Your task is to retype, word for word, the lines from the start of the data through the line holding "const H = 439;". Do not include the pictures.

-- begin --

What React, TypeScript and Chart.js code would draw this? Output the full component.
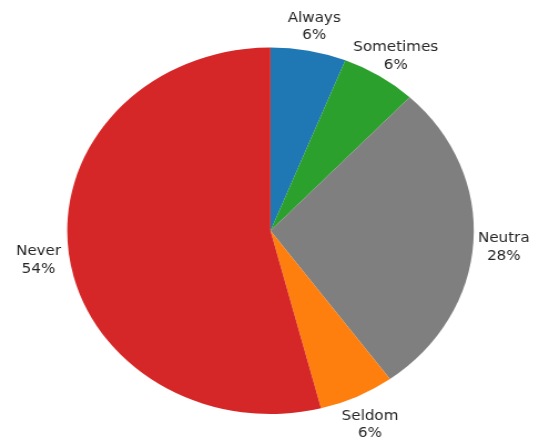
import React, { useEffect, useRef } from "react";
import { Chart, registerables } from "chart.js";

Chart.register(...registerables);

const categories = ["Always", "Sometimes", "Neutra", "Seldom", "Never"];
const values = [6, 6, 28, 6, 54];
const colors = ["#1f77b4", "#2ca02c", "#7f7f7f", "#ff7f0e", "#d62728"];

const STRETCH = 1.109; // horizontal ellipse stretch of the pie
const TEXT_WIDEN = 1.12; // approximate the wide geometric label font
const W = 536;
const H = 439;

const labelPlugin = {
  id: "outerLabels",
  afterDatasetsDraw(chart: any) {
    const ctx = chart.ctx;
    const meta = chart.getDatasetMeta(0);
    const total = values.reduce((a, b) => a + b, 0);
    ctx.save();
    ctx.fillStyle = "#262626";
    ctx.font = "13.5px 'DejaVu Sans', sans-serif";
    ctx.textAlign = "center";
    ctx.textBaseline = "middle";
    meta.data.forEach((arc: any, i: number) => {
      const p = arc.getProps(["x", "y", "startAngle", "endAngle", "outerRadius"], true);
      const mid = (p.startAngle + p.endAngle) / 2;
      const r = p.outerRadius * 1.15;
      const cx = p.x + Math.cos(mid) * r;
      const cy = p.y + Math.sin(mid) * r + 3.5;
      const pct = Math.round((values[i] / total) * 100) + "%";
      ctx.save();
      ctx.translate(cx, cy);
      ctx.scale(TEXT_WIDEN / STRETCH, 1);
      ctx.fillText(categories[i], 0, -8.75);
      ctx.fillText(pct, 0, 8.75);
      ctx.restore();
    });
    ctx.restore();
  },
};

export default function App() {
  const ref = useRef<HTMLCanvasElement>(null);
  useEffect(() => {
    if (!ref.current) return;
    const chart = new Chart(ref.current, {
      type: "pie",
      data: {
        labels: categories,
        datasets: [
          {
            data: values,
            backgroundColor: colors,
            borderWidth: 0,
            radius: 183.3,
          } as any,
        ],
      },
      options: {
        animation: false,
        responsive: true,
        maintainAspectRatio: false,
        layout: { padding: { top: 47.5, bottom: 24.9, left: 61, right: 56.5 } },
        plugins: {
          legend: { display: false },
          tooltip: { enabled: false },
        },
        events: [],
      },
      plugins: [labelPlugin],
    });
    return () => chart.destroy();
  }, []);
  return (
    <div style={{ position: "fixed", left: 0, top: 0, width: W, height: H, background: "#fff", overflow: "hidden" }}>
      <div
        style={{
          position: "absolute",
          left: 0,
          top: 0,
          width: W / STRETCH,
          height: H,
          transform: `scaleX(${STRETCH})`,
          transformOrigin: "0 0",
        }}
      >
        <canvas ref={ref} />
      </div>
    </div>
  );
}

-- end --

ANSWER FOR THE TASK>
What React, TypeScript and Chart.js code would draw this? Output the full component.
import React, { useEffect, useRef } from "react";
import { Chart, registerables } from "chart.js";

Chart.register(...registerables);

const categories = ["Always", "Sometimes", "Neutra", "Seldom", "Never"];
const values = [6, 6, 28, 6, 54];
const colors = ["#1f77b4", "#2ca02c", "#7f7f7f", "#ff7f0e", "#d62728"];

const STRETCH = 1.109; // horizontal ellipse stretch of the pie
const TEXT_WIDEN = 1.12; // approximate the wide geometric label font
const W = 536;
const H = 439;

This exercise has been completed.